Jack sighed and said, as if resigned to the thought, “I think this past year or so he had begun to weary of her ways. She always wanted every bit of him, begrudged him any moment he wasn’t with her. I think he went on this trading voyage with George just to be away from her for a time.”
“Do you know why he told the truth about her to Symond Hewet?”
“Maybe because he wasn’t able to keep it to himself any longer? Maybe because if anything happened to him, someone would know and be better able to deal with her? If Symond knows why, he hasn’t said. You’ll have to ask him.” Jack shook his head as if to shake understanding of it all into his thoughts. “If he’d just said nothing, if he had just kept shut about it…”
“…she could have gone on living in the lie she and Guy had made,” Frevisse interrupted sharply.
Jack gave a wry twist of his mouth, acknowledging that, but then burst out, “But how could he have done it to Edward? It’s Edward who’s being most hurt by it!”
“Given the way Sister Cecely is,” Frevisse returned, “it may be Edward who’s most saved by it, too, if it frees him from his mother.”
Jack looked startled at that thought. Leaving him to be startled, she thanked him and went back up the nave. She would have preferred to escape beyond the rood screen, to the cloister’s somewhat-quiet, but there was no hope of pretending Elianor Lawsell was not there, turning around as Frevisse neared her.
Looking down the nave to where the west door was just thudding shut behind Jack, then back to Frevisse, she said somewhat desperately, “Domina Elisabeth sees no bar to my becoming a nun here. But she wouldn’t say when.”
“There’s your family to be thought about,” Frevisse offered. “It’s best if they can be reconciled to it first. If you…”
“I doubt my mother will ever be reconciled to it! What then?”
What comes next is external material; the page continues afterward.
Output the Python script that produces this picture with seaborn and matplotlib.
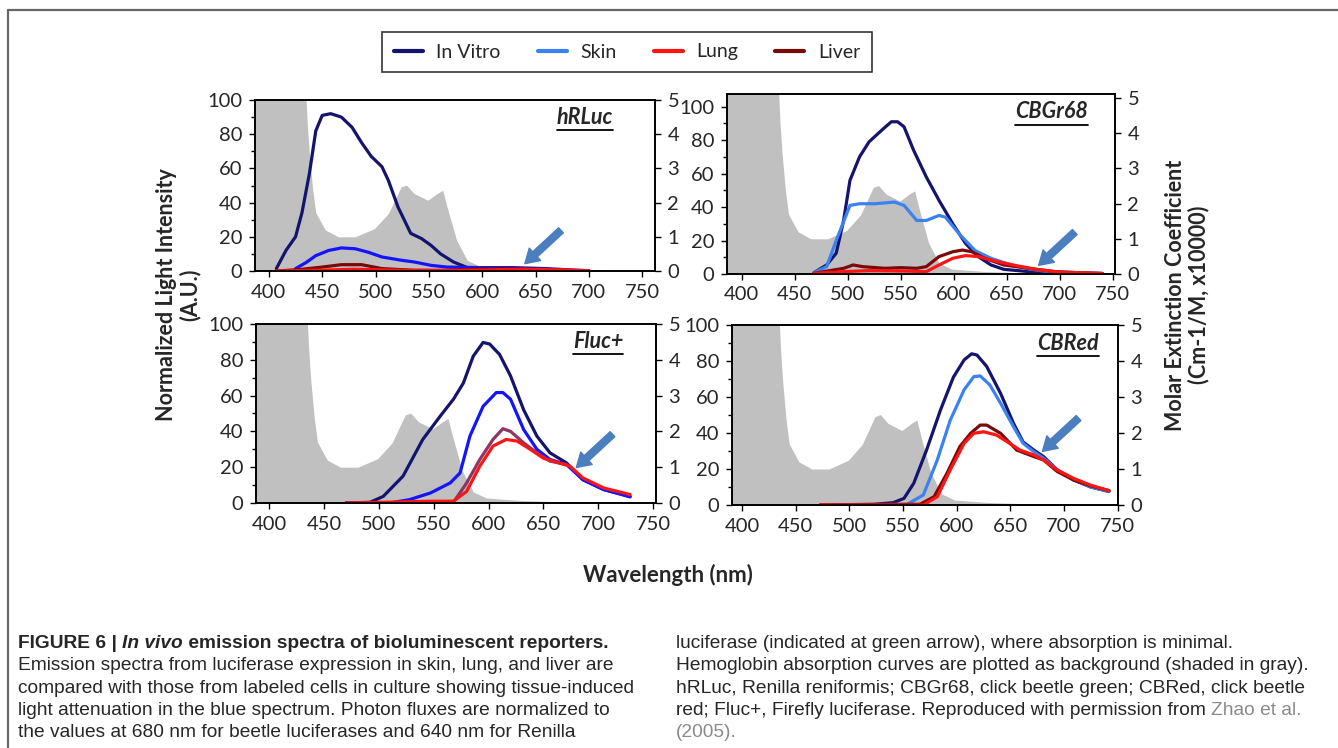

“If,” Frevisse repeated firmly, “you practice patience now, you’ll have begun to learn one of a nun’s first lessons.”
Elianor opened her mouth to continue with plea or passion, but stopped, stared at Frevisse, then very carefully closed her mouth, bowed her head, and said meekly, “Yes, my lady.”
Frevisse fought the smile trying at the corners of her mouth and kept it from her voice as she said mildly, “Jack Rowcliffe is showing inclination to you.”
Despite her head was still humbly bowed, Elianor said scornfully, “That’s because there’s no one else here for him to incline to.”
“He’s a comely enough young man and of good family and well-mannered,” Frevisse suggested.
Elianor raised her head sharply. “And that’s supposed to be enough, isn’t it?” she said hotly. “He surely thinks it’s enough.” She made an impatient gesture with both hands. “Why do they think we’re such idiots? Why do they think we should give up everything just for the sake of lust? Because lust is what it mostly is, no matter how much anyone throws the word ‘love’ around!”
Sternly, Frevisse said, “There are more kinds of love than one. A nun chooses to love beyond the world and the body, but that doesn’t gain her the right to despise all other loves there are.” She might pity them, Frevisse added silently to herself, but for the sake of her own soul she should never despise them. But that was more lesson than Elianor needed just now, and Frevisse went on, “Rather than spending effort in scorn of others, you should be looking inward at yourself, searching your own love and learning needed patience while you wait to have your will.”